In Atlanta, Atlanta is a big hotel for us. It's 356 rooms but these are very large rooms. It acts more like 700 room hotel because of the size and room types we have there.
We went backwards a little bit on occupancy this year. But I think we're going to address that through the completion of the rooms renovation this spring.
And frankly, in Houston, I think another EBITDA driver relative to where the market is, not -- the market continues to deteriorate in Houston, the pie gets smaller, we just want a bigger piece of the share pie in Houston. And we think we can do that when we exit the Crowne franchise. And the Crowne franchise is, frankly, not very strong in that market nor is it strong in many of our markets and that's why we're exiting that brand.
And I think what we should find is some share capture, and we get rid of that low rated ADR cap we have that comes with that flag. So I think bits and pieces of our EBITDA growth are going to be obviously centered on some of the hard work that frankly is impacted our earnings today.
And then lastly, Hollywood, we get the full-year benefit next year of that hotel, as Drew mentioned. We raised equity, then we waited a month to buy that hotel. And then this quarter that we are reporting on represents only two months of ownership of that hotel which are the two worst months of the year.

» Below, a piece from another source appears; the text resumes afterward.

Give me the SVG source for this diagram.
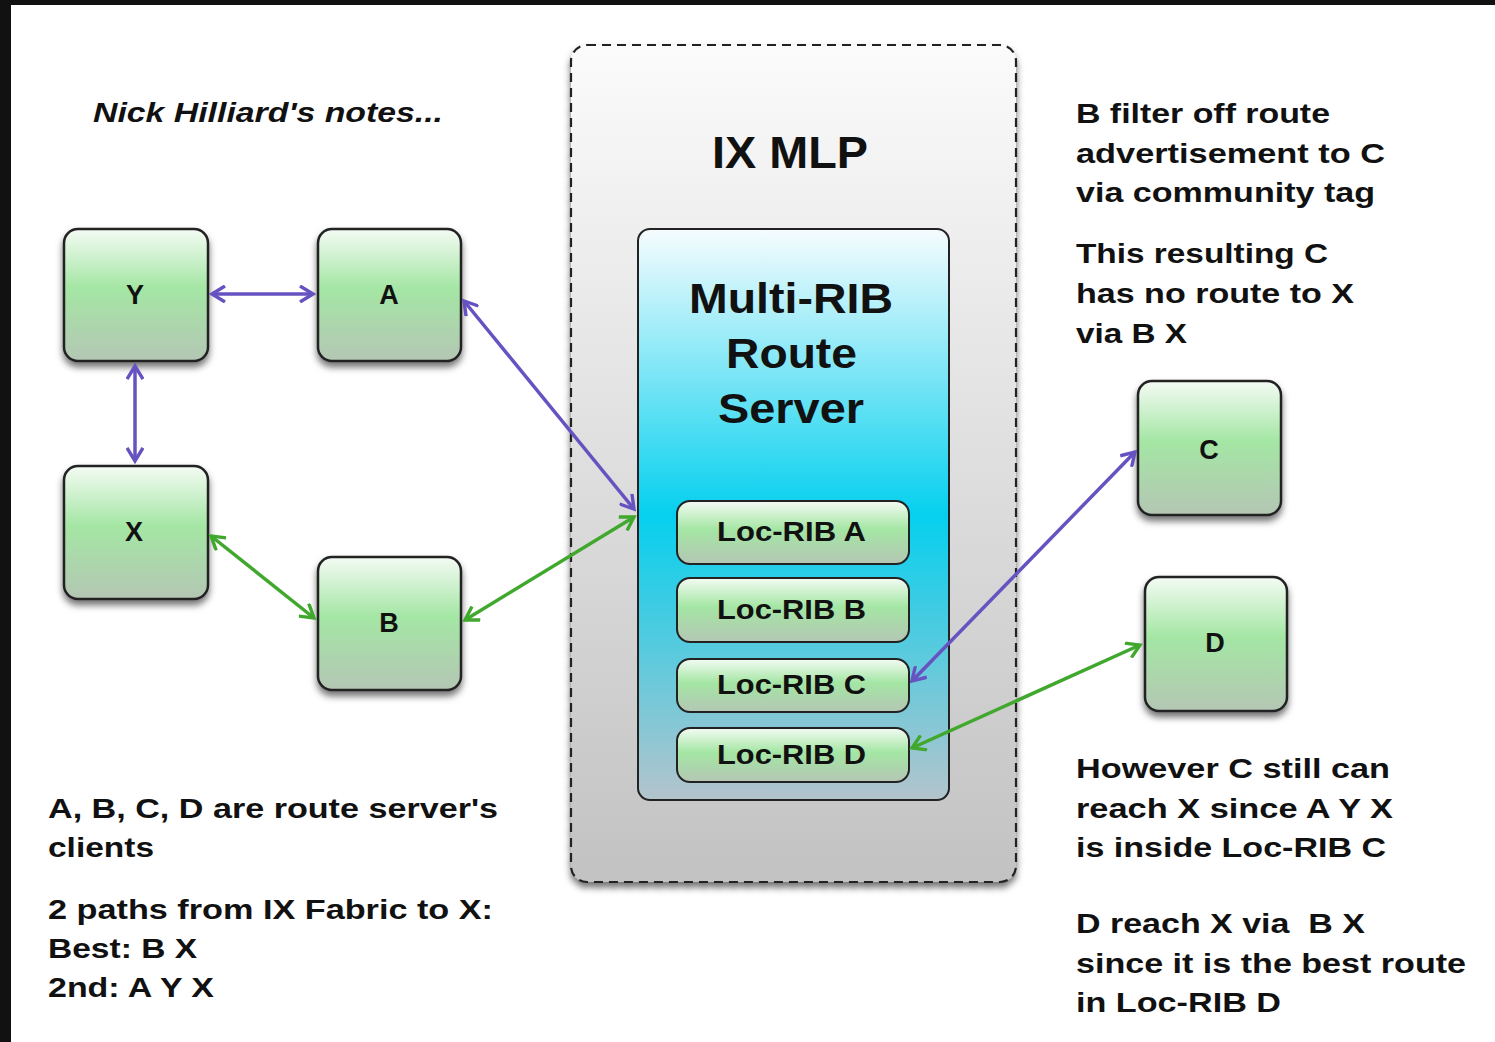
<svg xmlns="http://www.w3.org/2000/svg" width="1495" height="1042" viewBox="0 0 1495 1042">
<defs>
<style>
.t{font-family:"Liberation Sans",Arial,sans-serif;font-weight:bold;fill:#111;}
.note{font-size:28px;}
.node rect{stroke:#222;stroke-width:2.5;fill:url(#gGreen);filter:url(#sh);}
.node text{font-size:27px;text-anchor:middle;}
.loc rect{stroke:#222;stroke-width:2;fill:url(#gGreen);}
.loc text{font-size:28px;}
.pu{stroke:#6652c0;stroke-width:3.5;fill:none;marker-start:url(#mP);marker-end:url(#mP);}
.gr{stroke:#41a82e;stroke-width:3.5;fill:none;marker-start:url(#mG);marker-end:url(#mG);}
</style>
<linearGradient id="gGreen" x1="0" y1="0" x2="0" y2="1">
<stop offset="0" stop-color="#f4fbf4"/>
<stop offset="0.45" stop-color="#a4e6a4"/>
<stop offset="1" stop-color="#b4c6b4"/>
</linearGradient>
<linearGradient id="gOuter" x1="0" y1="0" x2="0" y2="1">
<stop offset="0" stop-color="#fbfbfb"/>
<stop offset="1" stop-color="#c2c2c2"/>
</linearGradient>
<linearGradient id="gBlue" x1="0" y1="0" x2="0" y2="1">
<stop offset="0" stop-color="#f6fcfe"/>
<stop offset="0.5" stop-color="#05d0ee"/>
<stop offset="1" stop-color="#b4c4cc"/>
</linearGradient>
<filter id="sh" x="-20%" y="-20%" width="140%" height="150%">
<feDropShadow dx="0" dy="5" stdDeviation="3.5" flood-color="#000" flood-opacity="0.55"/>
</filter>
<marker id="mP" viewBox="-15 -9 18 18" refX="0" refY="0" markerWidth="18" markerHeight="18" markerUnits="userSpaceOnUse" orient="auto-start-reverse">
<path d="M-13,-8 L0,0 L-13,8" fill="none" stroke="#6652c0" stroke-width="3.4"/>
</marker>
<marker id="mG" viewBox="-15 -9 18 18" refX="0" refY="0" markerWidth="18" markerHeight="18" markerUnits="userSpaceOnUse" orient="auto-start-reverse">
<path d="M-13,-8 L0,0 L-13,8" fill="none" stroke="#41a82e" stroke-width="3.4"/>
</marker>
</defs>
<rect x="0" y="0" width="1495" height="1042" fill="#ffffff"/>
<rect x="0" y="0" width="1495" height="5" fill="#111"/>
<rect x="0" y="0" width="11" height="1042" fill="#111"/>

<g id="ixmlp">
<rect x="571" y="45" width="445" height="837" rx="16" fill="url(#gOuter)" stroke="#222" stroke-width="2.2" stroke-dasharray="9,6" filter="url(#sh)"/>
<text class="t" x="712" y="168" font-size="44" textLength="156" lengthAdjust="spacingAndGlyphs">IX MLP</text>
</g>
<g id="routeserver">
<rect x="638" y="229" width="311" height="571" rx="12" fill="url(#gBlue)" stroke="#222" stroke-width="2"/>
<text class="t" font-size="42"><tspan x="689" y="313" textLength="204" lengthAdjust="spacingAndGlyphs">Multi-RIB</tspan></text>
<text class="t" font-size="42"><tspan x="726" y="368" textLength="131" lengthAdjust="spacingAndGlyphs">Route</tspan></text>
<text class="t" font-size="42"><tspan x="718" y="423" textLength="146" lengthAdjust="spacingAndGlyphs">Server</tspan></text>
</g>
<g id="locA" class="loc"><rect x="677" y="501" width="232" height="63" rx="13"/><text class="t" x="717" y="541" textLength="149" lengthAdjust="spacingAndGlyphs">Loc-RIB A</text></g>
<g id="locB" class="loc"><rect x="677" y="578" width="232" height="64" rx="13"/><text class="t" x="717" y="619" textLength="149" lengthAdjust="spacingAndGlyphs">Loc-RIB B</text></g>
<g id="locC" class="loc"><rect x="677" y="659" width="232" height="53" rx="13"/><text class="t" x="717" y="694" textLength="149" lengthAdjust="spacingAndGlyphs">Loc-RIB C</text></g>
<g id="locD" class="loc"><rect x="677" y="728" width="232" height="54" rx="13"/><text class="t" x="717" y="764" textLength="149" lengthAdjust="spacingAndGlyphs">Loc-RIB D</text></g>

<g id="nodeY" class="node"><rect x="64" y="229" width="144" height="132" rx="14"/><text class="t" x="135" y="304">Y</text></g>
<g id="nodeA" class="node"><rect x="318" y="229" width="143" height="132" rx="14"/><text class="t" x="389" y="304">A</text></g>
<g id="nodeX" class="node"><rect x="64" y="466" width="144" height="133" rx="14"/><text class="t" x="134" y="541">X</text></g>
<g id="nodeB" class="node"><rect x="318" y="557" width="143" height="133" rx="14"/><text class="t" x="389" y="632">B</text></g>
<g id="nodeC" class="node"><rect x="1138" y="381" width="143" height="134" rx="14"/><text class="t" x="1209" y="459">C</text></g>
<g id="nodeD" class="node"><rect x="1145" y="577" width="142" height="134" rx="14"/><text class="t" x="1215" y="652">D</text></g>

<g id="connectors">
<line class="pu" x1="212" y1="294" x2="313" y2="294"/>
<line class="pu" x1="135" y1="366" x2="135" y2="461"/>
<line class="pu" x1="464" y1="301" x2="634" y2="509"/>
<line class="gr" x1="211" y1="536" x2="314" y2="618"/>
<line class="gr" x1="465" y1="620" x2="634" y2="517"/>
<line class="pu" x1="1135" y1="452" x2="912" y2="681"/>
<line class="gr" x1="1140" y1="645" x2="912" y2="748"/>
</g>

<g id="notes">
<text class="t note" x="93" y="122" font-style="italic" textLength="350" lengthAdjust="spacingAndGlyphs">Nick Hilliard's notes...</text>
<text class="t note" x="1076" y="123" textLength="254" lengthAdjust="spacingAndGlyphs">B filter off route</text>
<text class="t note" x="1076" y="163" textLength="309" lengthAdjust="spacingAndGlyphs">advertisement to C</text>
<text class="t note" x="1076" y="202" textLength="299" lengthAdjust="spacingAndGlyphs">via community tag</text>
<text class="t note" x="1076" y="263" textLength="252" lengthAdjust="spacingAndGlyphs">This resulting C</text>
<text class="t note" x="1076" y="303" textLength="278" lengthAdjust="spacingAndGlyphs">has no route to X</text>
<text class="t note" x="1076" y="343" textLength="111" lengthAdjust="spacingAndGlyphs">via B X</text>
<text class="t note" x="1076" y="778" textLength="314" lengthAdjust="spacingAndGlyphs">However C still can</text>
<text class="t note" x="1076" y="818" textLength="317" lengthAdjust="spacingAndGlyphs">reach X since A Y X</text>
<text class="t note" x="1076" y="857" textLength="310" lengthAdjust="spacingAndGlyphs">is inside Loc-RIB C</text>
<text class="t note" x="1076" y="933" textLength="289" lengthAdjust="spacingAndGlyphs" xml:space="preserve">D reach X via  B X</text>
<text class="t note" x="1076" y="973" textLength="390" lengthAdjust="spacingAndGlyphs">since it is the best route</text>
<text class="t note" x="1076" y="1012" textLength="205" lengthAdjust="spacingAndGlyphs">in Loc-RIB D</text>
<text class="t note" x="48" y="818" textLength="450" lengthAdjust="spacingAndGlyphs">A, B, C, D are route server's</text>
<text class="t note" x="48" y="857" textLength="106" lengthAdjust="spacingAndGlyphs">clients</text>
<text class="t note" x="48" y="919" textLength="445" lengthAdjust="spacingAndGlyphs">2 paths from IX Fabric to X:</text>
<text class="t note" x="48" y="958" textLength="149" lengthAdjust="spacingAndGlyphs">Best: B X</text>
<text class="t note" x="48" y="997" textLength="166" lengthAdjust="spacingAndGlyphs">2nd: A Y X</text>
</g>
</svg>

And that is a very, very strong market right now, even with the new supply. And our relationship with the Diplomat is good. And so we will get a full year's worth of growth out of the Hollywood asset. I think the year-over-year numbers, like you said, we can't telegraph any earnings right now but we are very bullish, as Drew said, on the coming year.
- Analyst
Dave, when our projections for next year, when are we going to publish those?
- President and COO
Probably towards the end of the quarter, this quarter.
- Chairman and CEO
Two weeks from now.
- Analyst
Okay. Can I also ask, I mean obviously I assume you agree the stock is a value and especially given the increase in the asset value that you've created over recently as well as the decline. Any thought of, I know you own -- you have decent insider ownership but of adding to that and kind of sending a signal to the market about the value of the Company.
- Chairman and CEO
I don't know that that's something we can discuss openly here but, yes. We're always looking at opportunities to buy. I wouldn't put that out of the range of possibilities here.
- Analyst
I guess as a shareholder, we would certainly encourage management and the Board to send that signal from an insider buying standpoint.
- Chairman and CEO
Understood. I am the largest shareholder so this is very impactful to me every time we report earnings. So it's near and dear to my heart. We will make sure that we take that advice to heart.
- Analyst
Thank you.
Operator
(Operator Instructions)
Mark Tremba, a private investor.
- Private Investor
Hi, guys. I definitely encouraged by your outlook for next year. Could you talk a little bit about the dividend and possible -- David, I know you held the dividend steady this quarter, but do you think you'll be able to increase the dividend next year?
- Chairman and CEO
Yes, thanks for joining us this morning. Our philosophy on that has been to have a consistent and rising dividend, and I think that if you look at back in our history, we have raised the dividend three out of four of the last quarters over the last 3 1/2 to 4 years. I think you can expect the same kind of growth in the dividend that we had this year and next year.
- Private Investor
Okay, great. That's encouraging. Thank you, guys.
Operator
This concludes our question-and-answer session. I would like turn the conference back over to management for any closing remarks.
- Chairman and CEO
Thank you all for joining us, and we look forward to reporting much improved results for the fourth quarter in February. Thank you. Bye.
Operator
The conference is now concluded. Thank you for attending today's presentation. You may now disconnect.